Any biometric system developed to register people without establishing one’s identity through a biometric authentication (either 1:1 or 1:N) is bound to fail. One to One matching here means matching the fingerprint captured by the applicant against the one stored on the Ghana Card. One to many here means matching the fingerprint captured against the NIA database. Do applicants go through any of these? The answer is a BIG NO.
Again the structural design of the Ghana SIM SELF REG system is problematic. The developers are more interested in collecting the money than ensuring the system’s full functionality. Payment should be the last option before you submit. But the system has been designed for applicants to pay before they start the process. What happens if the App crashes in the process after paying? Will my application account be credited? Was there a need to create an account before? Are they trying to collect data from applications by asking for emails?

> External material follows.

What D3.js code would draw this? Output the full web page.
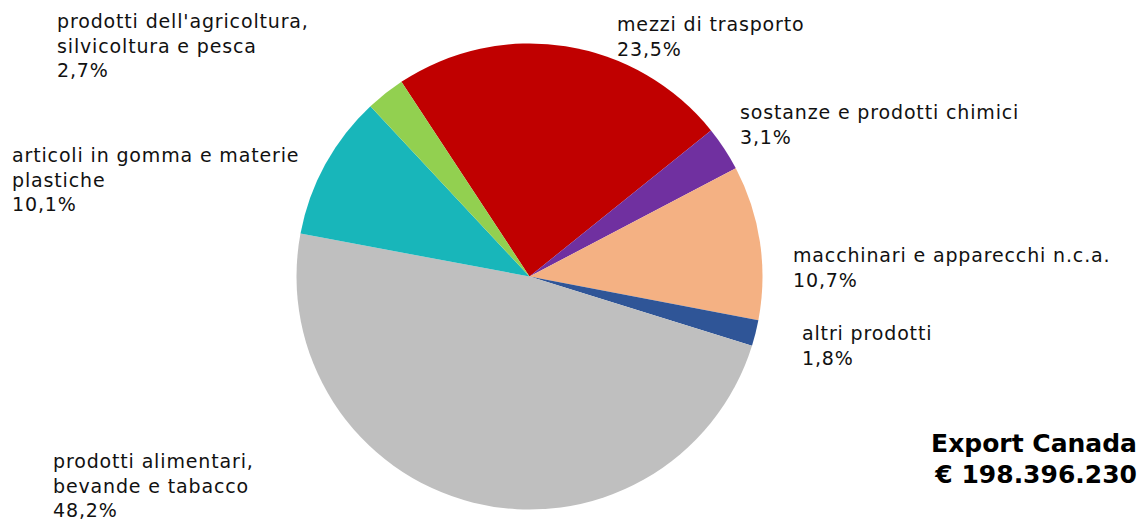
<!DOCTYPE html>
<html>
<head>
<meta charset="utf-8">
<script src="https://cdn.jsdelivr.net/npm/d3@7"></script>
<style>
  body { margin: 0; background: #fff; }
  svg { display: block; }
</style>
</head>
<body>
<div id="chart"></div>
<script>
// sectors in clockwise order, starting from the red slice
var categories = [
  ["mezzi di trasporto"],
  ["sostanze e prodotti chimici"],
  ["macchinari e apparecchi n.c.a."],
  ["altri prodotti"],
  ["prodotti alimentari,", "bevande e tabacco"],
  ["articoli in gomma e materie", "plastiche"],
  ["prodotti dell'agricoltura,", "silvicoltura e pesca"]
];
var shares = [23.5, 3.1, 10.7, 1.8, 48.2, 10.1, 2.7];
var shareLabels = ["23,5%", "3,1%", "10,7%", "1,8%", "48,2%", "10,1%", "2,7%"];
var colors = ["#C00000", "#7030A0", "#F4B183", "#2F5597", "#BFBFBF", "#18B6BA", "#92D050"];
var titleLines = ["Export Canada", "€ 198.396.230"];

// label anchors (left edge, first baseline)
var labelPos = [
  [617, 31], [740, 119], [793, 262], [802, 340],
  [53, 468], [12, 162], [57, 28]
];

var width = 1147, height = 520;
var cx = 529.5, cy = 276.5, radius = 233;
var start = -33.35 * Math.PI / 180;

var svg = d3.select("#chart").append("svg")
  .attr("width", width)
  .attr("height", height);

var pie = d3.pie()
  .sort(null)
  .value(d => d)
  .startAngle(start)
  .endAngle(start + 2 * Math.PI);

var arc = d3.arc()
  .innerRadius(0)
  .outerRadius(radius);

var data = pie(shares);

svg.append("g")
  .attr("transform", `translate(${cx},${cy})`)
  .selectAll("path")
  .data(data)
  .join("path")
  .attr("fill", (d, i) => colors[i])
  .attr("d", arc);

var labels = svg.append("g")
  .style("font-family", "'DejaVu Sans', Verdana, sans-serif")
  .style("font-size", "19px")
  .style("letter-spacing", "0.85px")
  .attr("fill", "#111");

labels.selectAll("text")
  .data(categories)
  .join("text")
  .attr("x", (d, i) => labelPos[i][0])
  .attr("y", (d, i) => labelPos[i][1])
  .each(function(d, i) {
    var t = d3.select(this);
    var lines = d.concat([shareLabels[i]]);
    lines.forEach((s, j) => {
      t.append("tspan")
        .attr("x", labelPos[i][0])
        .attr("dy", j === 0 ? 0 : 24.7)
        .text(s);
    });
  });

svg.append("g")
  .selectAll("text")
  .data(titleLines)
  .join("text")
  .attr("x", 1137)
  .attr("y", (d, i) => 451.5 + i * 31)
  .attr("text-anchor", "end")
  .style("font-family", "'DejaVu Sans', Verdana, sans-serif")
  .style("font-weight", "bold")
  .style("font-size", "25px")
  .attr("fill", "#000")
  .text(d => d);
</script>
</body>
</html>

Question: What should be the way forward
As stated, “Any biometric system developed to register people without establishing one’s identity through a biometric authentication (either 1:1 or 1:N) is bound to fail.”
Working closely with NIA, I was expecting the developers to incorporate Near-field communication (NFC) connectivity technology into the App, first to read the Ghana Card of an applicant and ask them to authenticate their fingerprint against what is stored on the Ghana card to establish an IDENTITY OF THE PERSON (1:1 matching). If it is successful, the data stored on the Ghana Card is pushed into the App for the rest of the process to continue. That is by entering the GPS Post Code, phone number and other relevant data. Then the last option will be to enter a phone number to make the payment.
This would have prevented anyone from using other Ghana Card to register for a new SIM. It is not too late. The App was launched yesterday, and they can redesign it for better functionality.
Ministry of Communication and NCA should consult NIA for the best solution in authenticating the Ghana Card.
As for the security features in the App, I will talk about them in my next write-up.